I am not sure if this might have any bearing on the process that you are trying BUT some Marlins have models that have "birch stocks" and other models have the walnut stocks. I have multiple ones of each as such (the birch wood was originally sold as a "cheaper model") such as I have on two Model 30 A, 30-30 rifles.

I also have several other Marlins that include some .22 cal., 30-30 cal, and also 444 caliber that have walnut stocks. I have never tried to do any refinishing on any of my guns as such so I don't know if the birch wood stocks or the walnut stocks would actually look different in color/appearance when you try and refinish them. Hopefully someone with more experience can offer the correct details of the two types of woods being refinished as such.

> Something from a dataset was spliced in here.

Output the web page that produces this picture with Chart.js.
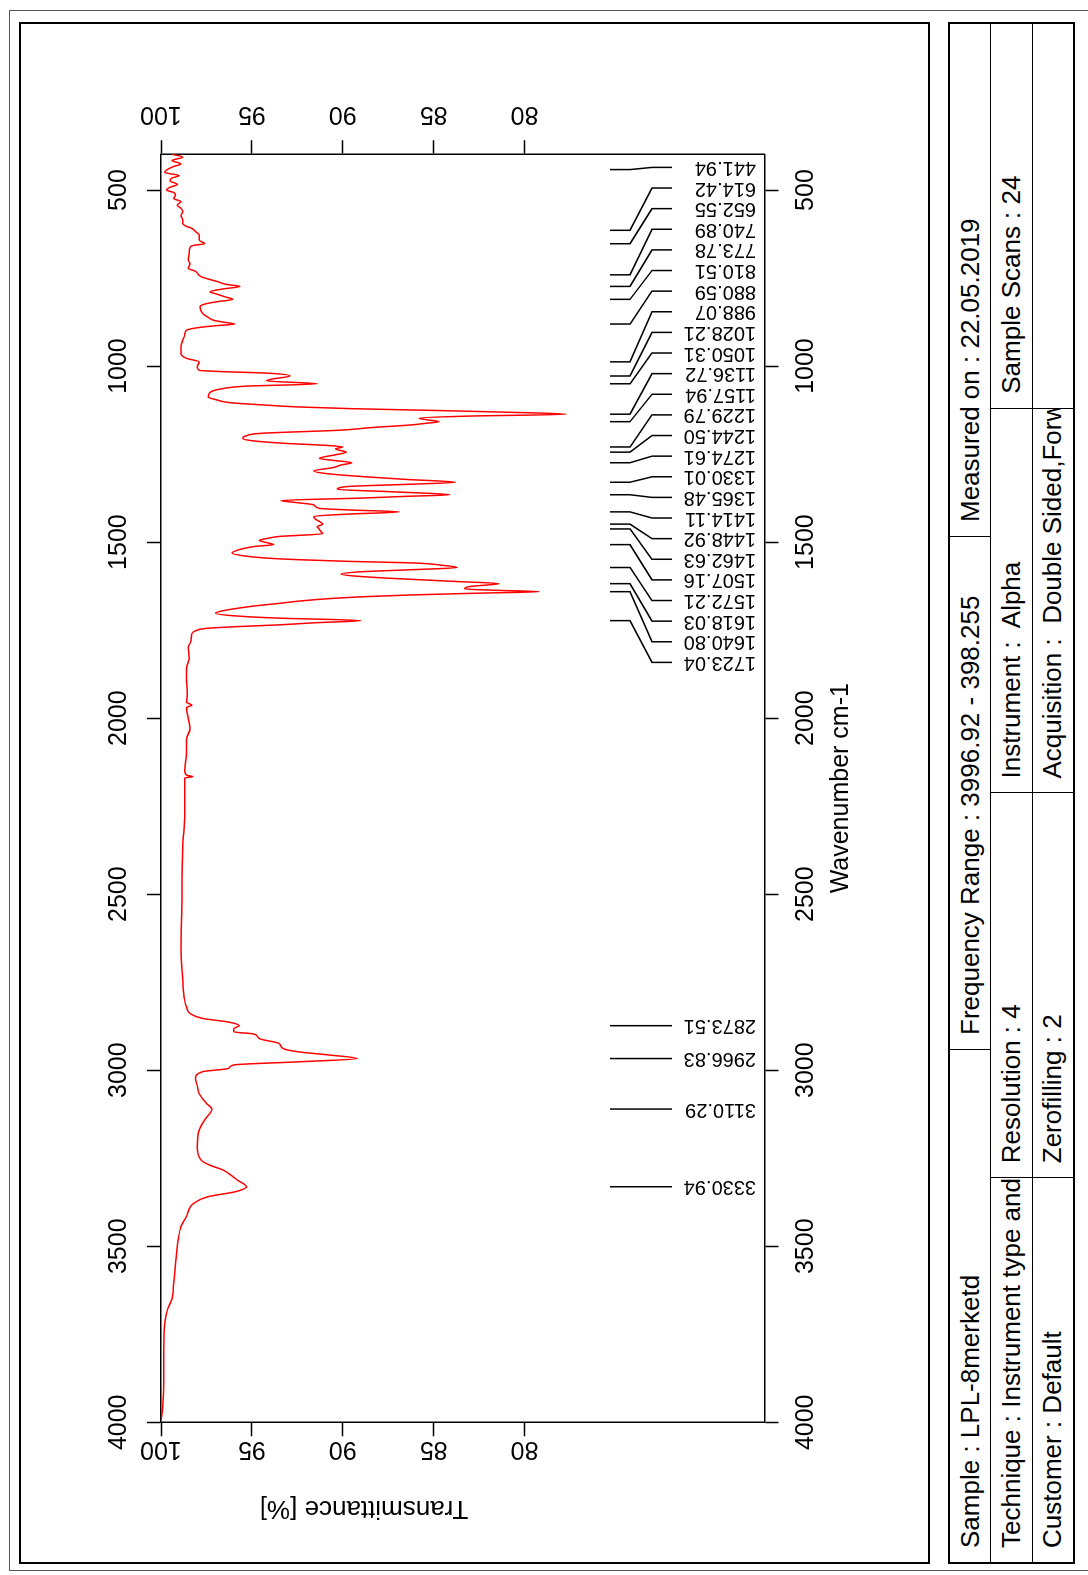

Since this is an area that I have NO experience with finishing, actual bluing etc, BUT hopefully, it can educate me as well.
Birch and walnut will accept stain differently and look different from each other if the same stain is used on both. Different woods can and do require different steps to achieve an optimal finish.
 
After a stock refinish and a couple of re blues (both done by professionals} I've evolved to the position that guns are tools and the less than perfect condition tells the history of the gun and should be maintained and appreciated. This particularly applies to family heirlooms and military firearms. I've seen some "restorations" where the rifle looked new even though it was 100+ years old and the owner paid big bucks to have it done. None of this applies to botched bubba work.
 
After a stock refinish and a couple of re blues (both done by professionals} I've evolved to the position that guns are tools and the less than perfect condition tells the history of the gun and should be maintained and appreciated. This particularly applies to family heirlooms and military firearms. I've seen some "restorations" where the rifle looked new even though it was 100+ years old and the owner paid big bucks to have it done. None of this applies to botched bubba work.
 
I agree with long range. Guns are tools and if an heirloom becomes a safe queen it's not like grandpa's or dad's legend maker anymore. A descuff and rebuff will mean far more than a full blown restoration will to the folks that truly cherish the firearm for what it was or is.
 

killerv

Senior Member
I've redone a bunch of stocks. I use citristrip to strip any remaining finish. I then run through a dishwasher with no soap, hot water of course, this will pull out small dings and scratches. Dry well of course, for a few days. I then use tung oil, up to 10 coats and finish with a couple coats of a thin wipeon satin poly. Always comes out great.

You cant do anything about pitting once its there. But for surface rust, 0000 steel wool and kroil does wonders and wont harm bluing. Pro-shot also makes a metal care cloth that does a great job after you've gotten most of the rust off. Pennies pre 1980 also remove rust and will not harm bluing.

I have a feeling when you mentioned you removed bluing, you used an aggressive steel wool or rust was so bad it was actually that in which took of the bluing.

If you want to take it up a notch...google Anvil Rust Bluing...those guys do some awesome work, I've done a few, minimal investment and comes out great with a little patience.